New York is going to be good. And I am going to be good once I get there. It is my Ro baby’s city that is going to heal him; I just know it. We are going to get there, get into our routine, and get him better. I know he is going to respond well to his treatments; I have all the faith in the world. New York really is a magical place and I honestly feel that energy when we are there. We always do so well and we can do this. We will do this while refusing to let go of the rope we are holding on so tightly to. We are just going to keep tying knot after knot so we can keep hanging on. We are never letting go of our rope and I am never going to let Ronan slip and fall. I will hold on to him for the rest of my life and I will be thankful for every second of it. I never knew how precious life really was until all of this. It all seemed so trivial to me…. just another day in the life of Maya Thompson. Now I know how precious our time here on earth really is because I am watching my 3 year old fight for it every second of the day. It is so wrong, so sad, but so inspiring. Ronan has made me realize that my time here is meant to change the way certain things in the world work. He is laying out a path for me and I am not sure where it is going yet…. but I am going to keep following it until I figure it out. I love him so much. My sweet little seal.

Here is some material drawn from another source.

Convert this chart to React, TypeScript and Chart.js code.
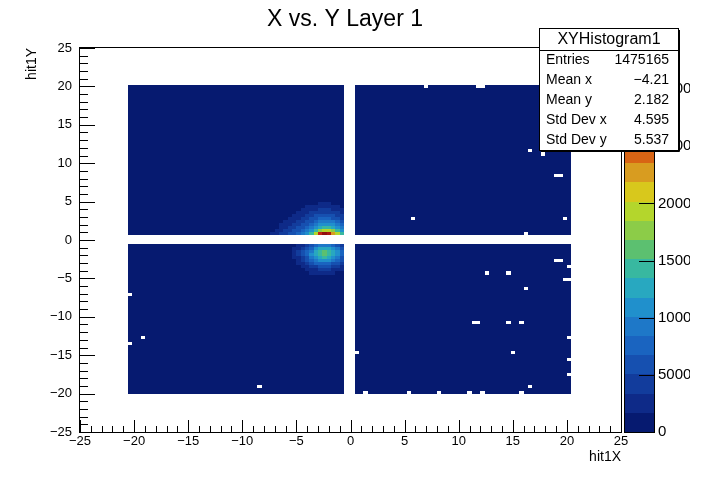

Tomorrow, we have the clinic visit for blood and possibly platelets. We will say our final goodbye’s for now, but not forever. We will be back to see our angels at PCH soon. Ronan will be back and feeling much better:) Cannot wait for that day. Fernanda is going to come to the clinic with me to work on some things. I.LOVE.HER. so much. I swear she could rule the world. Beautiful people everywhere and I never even knew it. Thank you to all of you who are keeping up with Ro and his journey. We are so thankful for the love you send his way. Someday, when this is all over and Ronan is well, we will have a big party and all 264,578 whom are reading this are invited:) Wouldn’t that be amazing?? I am totally going to get Eddie Vedder to throw a Charity Concert for Ronan. Or Tom Petty. Or Neil Young. Or all of them combined. How awesome would that be?  Mark my words. Done and done.
Goodnight to my dear friends, old and new. ❤ Goodnight to each and every one of you. Love and blessings to you all!!!!